UK financial services regulation has evolved over the past sixteen years or so, as regulators have sought to provide positive outcomes for consumers and reduce the risk of harm in the market.
The introduction of Treating Customers Fairly (TCF) in 2006 was a seminal moment and set the direction of travel for what has come since.
Regulatory changes in recent years, including the Insurance Distribution Directive (IDD), the Senior Managers and Certification Regime (SM&CR), Product Oversight and Governance and, more recently, new guidance on the fair treatment of vulnerable customers, have seen the FCA encourage and, where relevant, enforce, positive practices and behaviours that seek to avoid consumer detriment in the financial services market.
The latest stage in this evolution is the Consumer Duty, which is expected to be finalised and published at the end of this month. Firms will have until April 2023 to implement the required reforms.
FCA Chief Executive Nikhil Rathi, in a recent speech at the Peterson Institute for International Economics in Washington DC, noted that Consumer Duty will ‘break new ground’ by ensuring ‘all firms take account of the actual impact of their services and product suitability on the consumer.’
The Consumer Duty is indeed a far-reaching piece of regulation, which covers almost all areas where firms and consumers interact. It is informed by understandings of financial psychology, particularly around consumer behavioural biases, and how this knowledge can be used by firms either to the benefit or exploit consumers.

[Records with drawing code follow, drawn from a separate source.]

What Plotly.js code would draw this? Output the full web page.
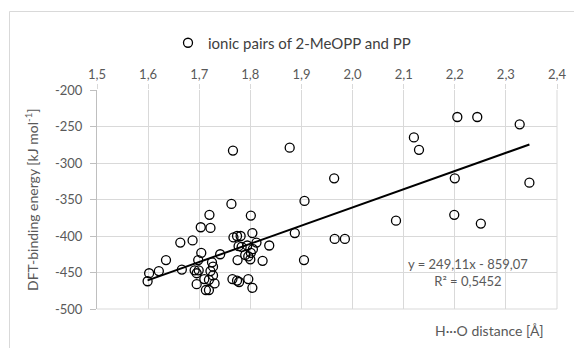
<!DOCTYPE html>
<html>
<head>
<meta charset="utf-8">
<script src="https://cdn.plot.ly/plotly-3.0.1.min.js"></script>
<style>html,body{margin:0;padding:0;background:#fff;}#chart{width:574px;height:348px;}</style>
</head>
<body>
<div id="chart"></div>
<script>
// H···O distance [Å]
const distance = [
  1.599, 1.602, 1.621, 1.635, 1.663, 1.666, 1.687, 1.691, 1.695, 1.699,
  1.695, 1.698, 1.703, 1.704, 1.710, 1.713, 1.719, 1.719, 1.720, 1.722,
  1.722, 1.725, 1.727, 1.727, 1.730, 1.741, 1.763, 1.766, 1.765, 1.767,
  1.774, 1.781, 1.774, 1.778, 1.775, 1.777, 1.783, 1.790, 1.794, 1.796,
  1.796, 1.800, 1.801, 1.801, 1.804, 1.804, 1.805, 1.812, 1.824, 1.837,
  1.877, 1.887, 1.905, 1.906, 1.964, 1.965, 1.985, 2.085, 2.120, 2.130,
  2.199, 2.200, 2.205, 2.244, 2.251, 2.327, 2.346
];
// DFT-binding energy [kJ/mol]
const energy = [
  -462, -451, -448, -433, -409, -446, -406, -447, -451, -447,
  -466, -433, -388, -423, -459, -474, -474, -460, -371, -389,
  -448, -436, -442, -454, -465, -425, -356, -283, -459, -402,
  -400, -400, -461, -463, -433, -414, -415, -426, -413, -428,
  -459, -432, -423, -372, -396, -471, -418, -409, -434, -413,
  -279, -396, -433, -352, -321, -404, -404, -379, -265, -282,
  -371, -321, -237, -237, -383, -247, -327
];
const trendSlope = 249.11;
const trendIntercept = -859.07;
const xTickVals = [1.5, 1.6, 1.7, 1.8, 1.9, 2.0, 2.1, 2.2, 2.3, 2.4];
const xTickLabels = ['1,5','1,6','1,7','1,8','1,9','2,0','2,1','2,2','2,3','2,4'];
const yTickVals = [-200, -250, -300, -350, -400, -450, -500];
const yTickLabels = ['-200','-250','-300','-350','-400','-450','-500'];
const seriesName = 'ionic pairs of 2-MeOPP and PP';
const eqText = 'y = 249,11x - 859,07<br>R² = 0,5452';
const yTitle = 'DFT-binding energy [kJ mol<sup>-1</sup>]';
const xTitle = 'H···O distance [Å]';

const xMin = Math.min(...distance), xMax = Math.max(...distance);
const trendX = [xMin, xMax];
const trendY = trendX.map(v => trendSlope * v + trendIntercept);

const FONT = 'Lato, "Open Sans", sans-serif';
const GRAY = '#595959';
const PW = 460, PH = 219, PL = 97, PB = 309;
const px = v => (v - PL) / PW;
const py = v => (PB - v) / PH;

const data = [
  {
    x: distance, y: energy, type: 'scatter', mode: 'markers', name: seriesName,
    marker: {symbol: 'circle', size: 9, color: 'rgba(0,0,0,0)', line: {color: '#000', width: 1.3}},
    showlegend: true
  },
  {
    x: trendX, y: trendY, type: 'scatter', mode: 'lines',
    line: {color: '#000', width: 2}, showlegend: false, hoverinfo: 'skip'
  }
];

const layout = {
  width: 574, height: 348,
  margin: {l: 97, r: 17, t: 90, b: 39},
  paper_bgcolor: '#fff', plot_bgcolor: '#fff',
  font: {family: FONT, size: 13, color: GRAY},
  showlegend: true,
  legend: {orientation: 'h', x: px(292), xanchor: 'center', y: py(43), yanchor: 'middle',
           font: {family: FONT, size: 15, color: '#404040'}, bgcolor: 'rgba(0,0,0,0)'},
  xaxis: {
    side: 'top', range: [1.5, 2.4], tickvals: xTickVals, ticktext: xTickLabels,
    showgrid: true, gridcolor: '#d9d9d9', gridwidth: 1, zeroline: false,
    showline: false, ticks: 'outside', ticklen: 5, tickcolor: '#d9d9d9',
    tickfont: {family: FONT, size: 13, color: GRAY}
  },
  yaxis: {
    range: [-500, -200], tickvals: yTickVals, ticktext: yTickLabels,
    showgrid: true, gridcolor: '#d9d9d9', gridwidth: 1, zeroline: false,
    showline: true, linecolor: '#bfbfbf', linewidth: 1,
    ticks: 'outside', ticklen: 6, tickcolor: '#bfbfbf', ticklabelstandoff: 5,
    tickfont: {family: FONT, size: 13, color: GRAY}
  },
  shapes: [
    {type: 'line', xref: 'paper', yref: 'paper', x0: 1, x1: 1, y0: 0, y1: 1, line: {color: '#d9d9d9', width: 1}},
    {type: 'line', xref: 'paper', yref: 'paper', x0: 0, x1: 1, y0: 0, y1: 0, line: {color: '#d9d9d9', width: 1}},
    {type: 'rect', xref: 'paper', yref: 'paper', x0: px(9.5), x1: 1.2, y0: -0.3, y1: py(11.5),
     line: {color: '#d9d9d9', width: 1}, fillcolor: 'rgba(0,0,0,0)', layer: 'below'}
  ],
  annotations: [
    {text: yTitle, xref: 'paper', yref: 'paper', x: px(31), y: py(200), textangle: -90,
     xanchor: 'center', yanchor: 'middle', showarrow: false, font: {family: FONT, size: 14, color: GRAY}},
    {text: xTitle, xref: 'paper', yref: 'paper', x: px(489.5), y: py(330),
     xanchor: 'center', yanchor: 'middle', showarrow: false, font: {family: FONT, size: 14, color: GRAY}},
    {text: eqText, xref: 'paper', yref: 'paper', x: px(468), y: py(272.5),
     xanchor: 'center', yanchor: 'middle', showarrow: false, align: 'center',
     font: {family: FONT, size: 13, color: GRAY}}
  ]
};

Plotly.newPlot('chart', data, layout, {displayModeBar: false, staticPlot: true});
</script>
</body>
</html>
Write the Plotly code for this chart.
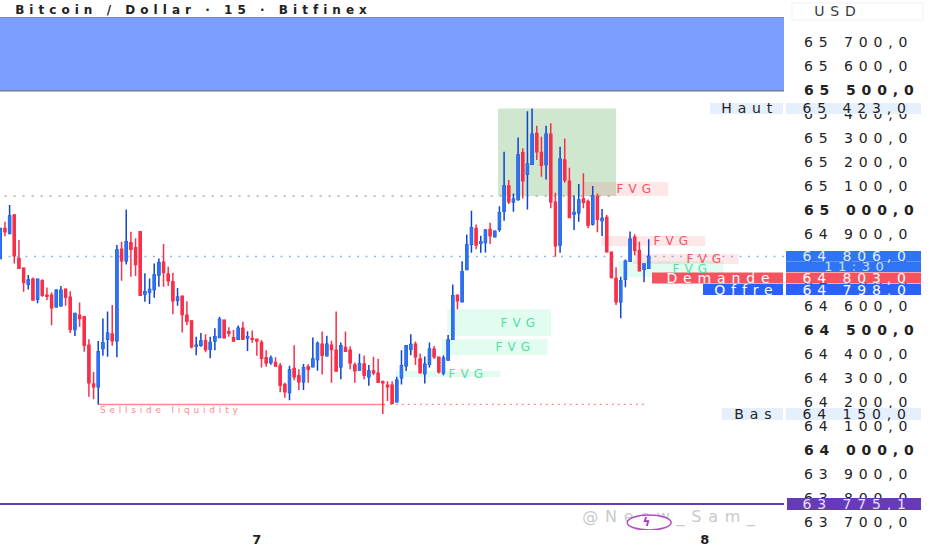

Consumer Duty introduces clearer and higher standards on the culture and conduct of regulated firms. It expects all firms to act in a way that meets the FCA’s expectations on the four outcomes of the Consumer Duty, namely:
- Products and services
- Price and value
- Consumer understanding
- Consumer support
Fundamentally, the FCA want to see customers being sold the right product, at the right price, in a way which is easy to understand, whilst receiving appropriate standards of customer service. RWA Insight will be providing a series of articles in the coming weeks and months that will look at each of these areas in more detail.
These outcomes should not seem alien to general insurance firms. If your firm has been adhering to and embracing the regulatory reforms of recent years, it should be well-placed to implement the Consumer Duty.
Consumer Duty, however, takes this consumer-focused regulation to the next level. Firms should now actively put consumers’ interests at the heart of their business culture. The products, services, communications, and customer engagement they provide should foster trust and confidence in the financial services market and equip consumers with the information they need to make informed financial decisions.